Appena fatto il loro ingresso nella nuova casa italiana, i nostri bambini hanno cominciato a studiarla con la precisione di un medico legale di Ncis. Sofia, in particolare, era capace di passare intere ore a perlustrare gli armadietti del bagno, i comodini, ogni mobile avesse un’anta o un cassetto. Al termine dell’ispezione veniva da me o dal padre e impugnando l’oggetto di turno – un pettinino, un astuccio con il necessaire per le unghie, un rossetto, un tubetto di crema – diceva: “Allora questo è mio?” Ovviamente la risposta era sempre sì. A quel punto tutta contenta ammucchiava i suoi piccoli tesori e li nascondeva sotto il cuscino, spesso non mollando la presa su quei fagotti per tutta la notte.

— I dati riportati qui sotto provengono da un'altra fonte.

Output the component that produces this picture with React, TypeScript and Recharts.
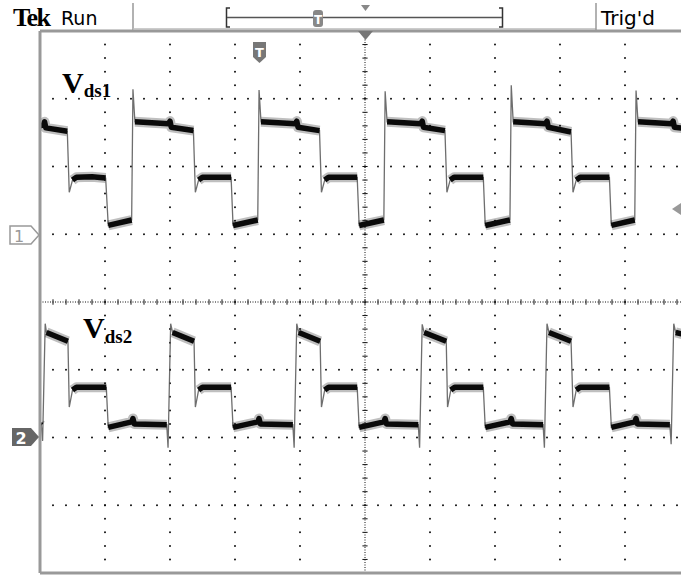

Vladi e Anna, immagino per via dell’età, esercitavano invece le loro volontà di possesso durante i pasti, tanto che a un certo punto ho abolito il piatto da portata collettivo per proporre scodelle già porzionate, almeno così non si stremavano a dire “è mio, è mio” finché non vedevano la fine. Piano piano però, a forza di ripetere come un mantra frasi del tipo “non è solo tuo, è di tutti”, oppure “ognuno pensi al piatto proprio senza guardare sempre quello degli altri” si sono cominciati a vedere i primi risultati. E adesso possiamo portare a tavola il cestino del pane senza che venga assaltato come la nota diligenza.
Anche Sofia, una volta rassicurata sul fatto che le cose restavano sue anche se le lasciava al loro posto, ha cominciato a mollare la presa sulle scatolette e le bustine che popolavano i dintorni del suo letto, e oggi può addirittura capitare che perda o dimentichi qualcosa (raramente, per la verità).
All’inizio pensavo che questo genere di atteggiamenti fosse da riferire alla vita agra del bambino istituzionalizzato, che non ha mai nulla di proprio e che è costretto a dividere con altri quello che c’è, anche quando non è molto. Mi sbagliavo, è piuttosto il modo che i bambini hanno per capire se si possono o meno fidare di te, di questi adulti piovuti dal cielo che vai a sapere che cosa hanno in testa. L’ho capito una sera, mentre riguardavo le fotografie dei nostri primi incontri dopo una giornata in cui la frase “è mio” mi aveva completamente intronato.
Mi sono ricordata dei primi giocattoli che abbiamo regalato ai nostri figli durante le visite nell’istituto. Mentre Anna e Vladi li usavano ma non sembravano sviluppare un particolare attaccamento a qualcuno di essi – neanche ai pupazzetti di peluche – Sofia si era specializzata nella raccolta. Ogni volta che arrivavamo perlustrava con cura il nostro bagaglio, accettava con una certa ansia la divisione dei pani e dei pesci, e poi, quando dovevamo andare via, si preoccupava di metterli tutti in un posto. Ci teneva a spiegare che li avrebbe conservati lei – sotto il suo letto, me lo fece anche vedere – e che quando Anna e Vladi li volevano ci avrebbe pensato lei a darglieli. Al momento di andare via tutti insieme, a un certo punto le chiesi: “E i giochi, li abbiamo dimenticati?” “No – rispose seria – lasciamoli ai bambini che restano qui, noi ne avremo altri..”. All’epoca quella frase mi fece molta tenerezza, oggi sintetizza ai miei occhi l’incredibile facoltà dei bambini di arrivare all’essenziale. E mi chiedo chi debba imparare da chi.